Ask MO Anything: What's the Point Of The Leg Dangle?
If Rossi does it, then I should too. Right?
My buddies and I have been having this debate every time we watch a motorcycle race. That’s kind of our thing on a Sunday whenever MotoGP is on. Here goes: WTF are they all sticking their legs out that way for? What good does that do? We never did that. We all have our theories, and we take pride in telling each other why the other one is wrong, but to be honest… we really have no idea why these guys do it. Yes we Googled it, but we want to know what MO thinks.
Brad and Friends
Dear Brad (and Friends),
As you’ve clearly stated, you and your friends watch motorcycle roadracing and you’ve certainly seen at least one rider throw their leg out in the air when they hit the brakes. Apart from the crazy lean angles and scuffed up elbow sliders we’re seeing riders accomplish these days, the leg dangle might be the most dramatic evolution of riding styles since Kenny Roberts put his knee on the ground for the first time.
It all started in 2005, when Valentino Rossi and Sete Gibernau were battling for the race win during the Jerez round of the MotoGP championship. Entering the final corner on the last lap, Rossi dove to the inside of Gibernau and stuck his foot out briefly before the two made contact. Gibernau rode off into the dirt while Rossi won the race. Motorcycle road racing has never been the same since, as riders the world over are sticking their feet and legs out every chance they get.
So the question is: Why?
Personally, I don’t know why. I’ve tried it myself, and I’ve seen countless others try it as well. The only times I’ve stuck my foot out – and it made sense (to me anyway) – was in racing situations where I was braking as late as I dared and clicking off quick, successive downshifts with the reverse shift pattern of my race bike. I simply couldn’t get my left foot back on the peg fast enough, so I stuck it out in the air for a quick second before repositioning it on the peg for the corner. It wasn’t intentional, and it’s not something I do all the time. In fact, it’s very rare.
Other riders have their reasons, and it won’t take you long to search around and find people from all corners of the internet who claim they know. This, of course, is based on their extensive experience dominating the intermediate group of their local trackday organization.

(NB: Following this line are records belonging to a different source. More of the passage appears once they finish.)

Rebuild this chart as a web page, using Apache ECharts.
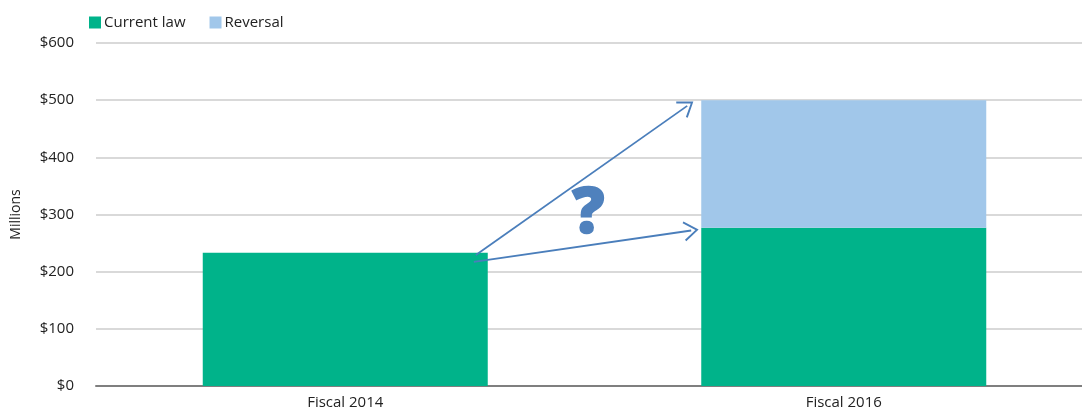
<!DOCTYPE html>
<html><head><meta charset="utf-8">
<script src="https://cdn.jsdelivr.net/npm/echarts@6/dist/echarts.min.js"></script>
<style>html,body{margin:0;padding:0;background:#fff}#c{width:1082px;height:419px}</style>
</head><body><div id="c"></div>
<script>
const categories = ['Fiscal 2014', 'Fiscal 2016'];
const currentLaw = [233, 277];
const reversal = [null, 223];
const yTicks = { min: 0, max: 600, interval: 100 };
// annotation arrows: [startX, startY, endX, endY] in (category-index, $ millions) space
const arrowHigh = [0.262, 229, 0.686, 490];
const arrowLow = [0.258, 217, 0.694, 272];
const questionMark = [0.488, 300];

const font = 'Open Sans';
const arrowColor = '#4a7ebb';
const arrowHead = 'path://M10,0 L20,13 L18.3,14 L10,3 L1.7,14 L0,13 Z';

const chart = echarts.init(document.getElementById('c'));
chart.setOption({
  animation: false,
  textStyle: { fontFamily: font },
  legend: {
    data: ['Current law', 'Reversal'],
    left: 84, top: 10, itemWidth: 12, itemHeight: 12, itemGap: 24,
    icon: 'rect',
    textStyle: { fontSize: 15, color: '#222', padding: [0, 0, 0, -2] }
  },
  grid: { left: 96, width: 997, top: 43, bottom: 33, outerBoundsMode: 'none', containLabel: false },
  xAxis: [{
    type: 'category', data: categories,
    axisTick: { show: false },
    axisLine: { lineStyle: { color: '#7f7f7f', width: 2 } },
    axisLabel: { fontSize: 15, color: '#222', margin: 9 }
  }, {
    type: 'value', min: -0.5, max: 1.5, show: false
  }],
  yAxis: {
    type: 'value', min: yTicks.min, max: yTicks.max, interval: yTicks.interval,
    name: 'Millions', nameLocation: 'middle', nameGap: 73, nameRotate: 90,
    nameTextStyle: { fontSize: 14, color: '#222' },
    axisLabel: { formatter: '${value}', fontSize: 15, color: '#222', margin: 22 },
    axisLine: { show: false }, axisTick: { show: false },
    splitLine: { lineStyle: { color: '#d9d9d9', width: 2 } }
  },
  series: [{
    name: 'Current law', type: 'bar', stack: 'a', data: currentLaw,
    barWidth: 285, itemStyle: { color: '#00b38a' }
  }, {
    name: 'Reversal', type: 'bar', stack: 'a', data: reversal,
    barWidth: 285, itemStyle: { color: '#a1c7ea' }
  }, {
    name: 'annot', type: 'scatter', xAxisIndex: 1, silent: true,
    symbol: 'circle', symbolSize: 2,
    itemStyle: { color: 'rgba(255,255,255,0)', opacity: 1 },
    data: [questionMark],
    label: {
      show: true, position: 'inside', formatter: '?', opacity: 1,
      fontSize: 64, fontWeight: 900, color: '#4f81bd', fontFamily: 'Open Sans',
      textBorderColor: '#4f81bd', textBorderWidth: 1.5
    },
    markLine: {
      silent: true, animation: false,
      symbol: ['none', arrowHead], symbolSize: [20, 15],
      lineStyle: { color: arrowColor, width: 1.8, type: 'solid' },
      itemStyle: { color: arrowColor },
      label: { show: false },
      data: [
        [{ coord: [arrowHigh[0], arrowHigh[1]] }, { coord: [arrowHigh[2], arrowHigh[3]] }],
        [{ coord: [arrowLow[0], arrowLow[1]] }, { coord: [arrowLow[2], arrowLow[3]] }]
      ]
    }
  }]
});
</script></body></html>
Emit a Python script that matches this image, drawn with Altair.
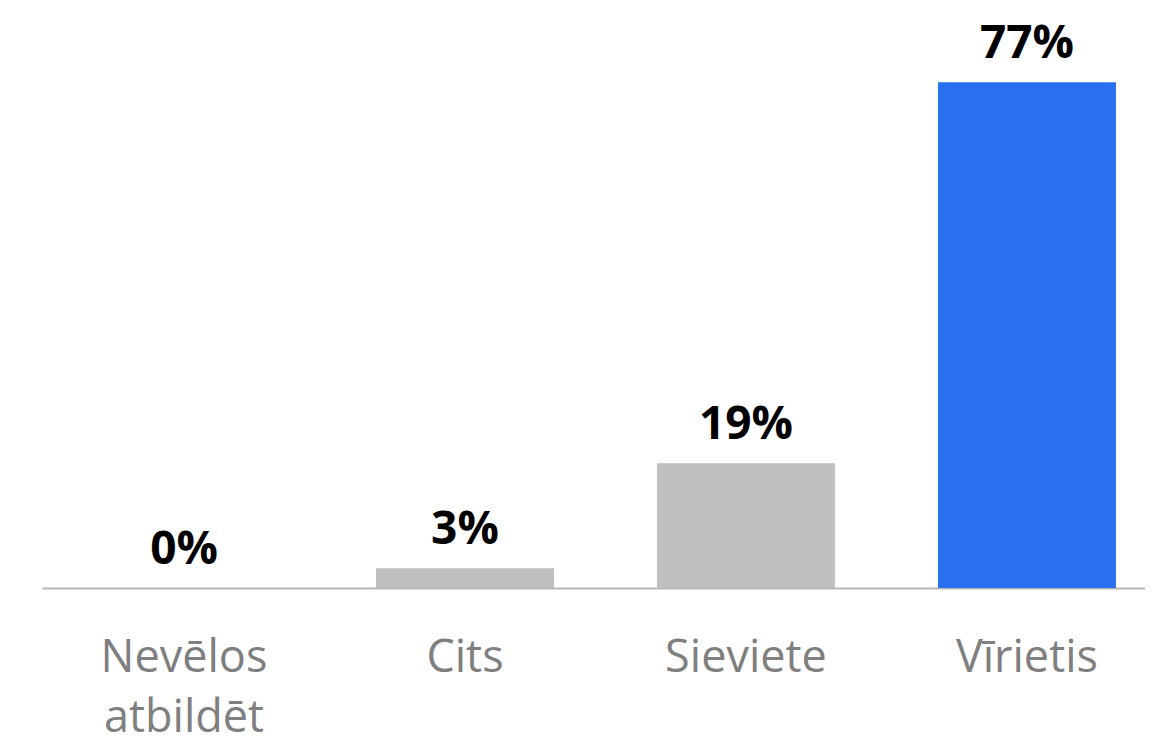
import altair as alt
import pandas as pd

categories = ["Nevēlos atbildēt", "Cits", "Sieviete", "Vīrietis"]
values = [0, 3, 19, 77]
bar_colors = ["#bfbfbf", "#bfbfbf", "#bfbfbf", "#2970f0"]

df = pd.DataFrame({"cat": categories, "value": values})

x = alt.X(
    "cat:N",
    sort=categories,
    title=None,
    scale=alt.Scale(paddingInner=0.3665, paddingOuter=0.146, align=0.646),
    axis=alt.Axis(
        labelAngle=0,
        labelFont="Open Sans",
        labelFontSize=45,
        labelColor="#7f7f7f",
        labelPadding=47,
        labelLineHeight=60,
        labelExpr="datum.label == 'Nevēlos atbildēt' ? ['Nevēlos', 'atbildēt'] : datum.label",
        ticks=False,
        domainColor="#b8b8b8",
        domainWidth=2,
        grid=False,
    ),
)
y = alt.Y("value:Q", scale=alt.Scale(domain=[0, 88.3], nice=False), axis=None)

bars = alt.Chart(df).mark_bar().encode(
    x=x,
    y=y,
    color=alt.Color("cat:N", scale=alt.Scale(domain=categories, range=bar_colors), legend=None),
)

labels = alt.Chart(df).transform_calculate(
    label="datum.value + '%'"
).mark_text(
    font="Open Sans", fontSize=46, fontWeight="bold", color="#000000",
    baseline="alphabetic", dy=-24
).encode(x=x, y=y, text="label:N")

chart = (bars + labels).properties(
    width=1103, height=580,
    padding={"left": 34, "top": 0, "right": 0, "bottom": 160},
    autosize=alt.AutoSizeParams(type="none"),
).configure_view(stroke=None)

chart.save("out.html", embed_options={"renderer": "svg", "actions": False})
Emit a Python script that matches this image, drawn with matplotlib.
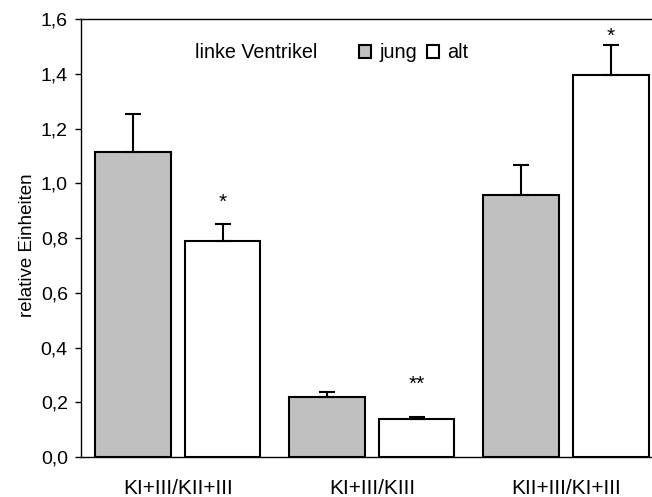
import matplotlib
matplotlib.use("Agg")
import matplotlib.pyplot as plt
import numpy as np

# ---- data ----
categories = ["KI+III/KII+III", "KI+III/KIII", "KII+III/KI+III"]
series_names = ["jung", "alt"]
jung = [1.116, 0.219, 0.959]
jung_err = [0.139, 0.018, 0.107]
alt = [0.791, 0.138, 1.395]
alt_err = [0.061, 0.010, 0.111]
alt_marks = ["*", "**", "*"]
alt_mark_levels = [0.956, 0.289, 1.563]
yticks = [0.0, 0.2, 0.4, 0.6, 0.8, 1.0, 1.2, 1.4, 1.6]
ytick_labels = ["0,0", "0,2", "0,4", "0,6", "0,8", "1,0", "1,2", "1,4", "1,6"]
legend_title = "linke Ventrikel"
ylabel = "relative Einheiten"

plt.rcParams["font.family"] = ["Liberation Sans", "DejaVu Sans"]
FS = 14

W, H = 652, 497
fig = plt.figure(figsize=(W / 100, H / 100), dpi=100)
left_px, right_px, top_px, bot_px = 80.7, 663.0, 19.3, 457.0
ax = fig.add_axes([left_px / W, 1 - bot_px / H, (right_px - left_px) / W, (bot_px - top_px) / H])

x = np.arange(len(categories))
bw = 0.389
off = 0.231
lw = 1.5
b1 = ax.bar(x - off, jung, bw, color="#C0C0C0", edgecolor="black", linewidth=lw, label=series_names[0], zorder=2)
b2 = ax.bar(x + off, alt, bw, color="white", edgecolor="black", linewidth=lw, label=series_names[1], zorder=2)

ekw = dict(fmt="none", ecolor="black", elinewidth=1.5, capsize=5.8, capthick=1.5, zorder=3)
ax.errorbar(x - off, jung, yerr=[np.zeros(len(jung)), jung_err], **ekw)
ax.errorbar(x + off, alt, yerr=[np.zeros(len(alt)), alt_err], **ekw)

for xi, m, lvl in zip(x + off, alt_marks, alt_mark_levels):
    ax.text(xi, lvl - 0.045, m, ha="center", va="baseline", fontsize=FS + 1)

ax.set_xlim(-0.5, 2.5)
ax.set_ylim(0, 1.6)
ax.set_yticks(yticks)
ax.set_yticklabels(ytick_labels)
ax.set_xticks(x)
ax.set_xticklabels(categories)
ax.tick_params(axis="y", direction="out", length=4.3, width=1, labelsize=FS, pad=5)
ax.tick_params(axis="x", length=0, labelsize=FS + 1, pad=16)
for s in ["left", "bottom", "top"]:
    ax.spines[s].set_linewidth(1)
ax.spines["right"].set_visible(False)

fig.text(27.5 / W, 1 - 245 / H, ylabel, rotation=90, ha="center", va="center", fontsize=FS - 0.5)

fig.text(195 / W, 1 - 53 / H, legend_title, ha="left", va="center", fontsize=FS + 0.2)
ax.legend(handles=[b1, b2], labels=series_names, loc="center left",
          bbox_to_anchor=(359 / W, 1 - 53 / H), bbox_transform=fig.transFigure,
          ncol=2, frameon=False, fontsize=FS + 0.3, borderpad=0, borderaxespad=0,
          handlelength=0.62, handleheight=0.62, handletextpad=0.4, columnspacing=0.5)

fig.savefig("out.png", dpi=100)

The reasons range from having the leg act as an air brake to having it act as a physical barrier to block another rider from trying to pass you. Others claim it helps with weight distribution, while yet another subset will claim they do it but don’t know why. I tend to believe this last group the most.
Nonetheless, former World Superbike champion, current Suzuki MotoGP test rider, and budding Youtube sensation Sylvain Guintoli tackles this very subject in the video below. Yes, there are lots of videos from various riders breaking down the leg dangle, but with credentials like “Guinters,” he’s the most reputable source I’ve seen yet. Check it out:
- If you brake hard enough, your feet might slip off the peg.
- It lowers your center of gravity, which helps in braking stability.
- Shifts your weight a little rearward, again helping the bike remain slightly more stable.
- Dropping your leg gives you an increase in core strength, allowing you to better brace yourself for the braking forces with your arms and the outside leg.
- The leg adds air resistance to help you slow even more, and will help push your body weight off your arms a tiny bit.
The final takeaway is perhaps the most important: the gains from the leg dangle are very minuscule. Unless you’re chasing an outright lap record somewhere, or fighting to keep your MotoGP contract for next year, sticking your leg out really won’t net you anything. However, in MotoGP every little trick one can do to shave some time is worth considering. Bombing around at a trackday, miles off the pace? Not so much.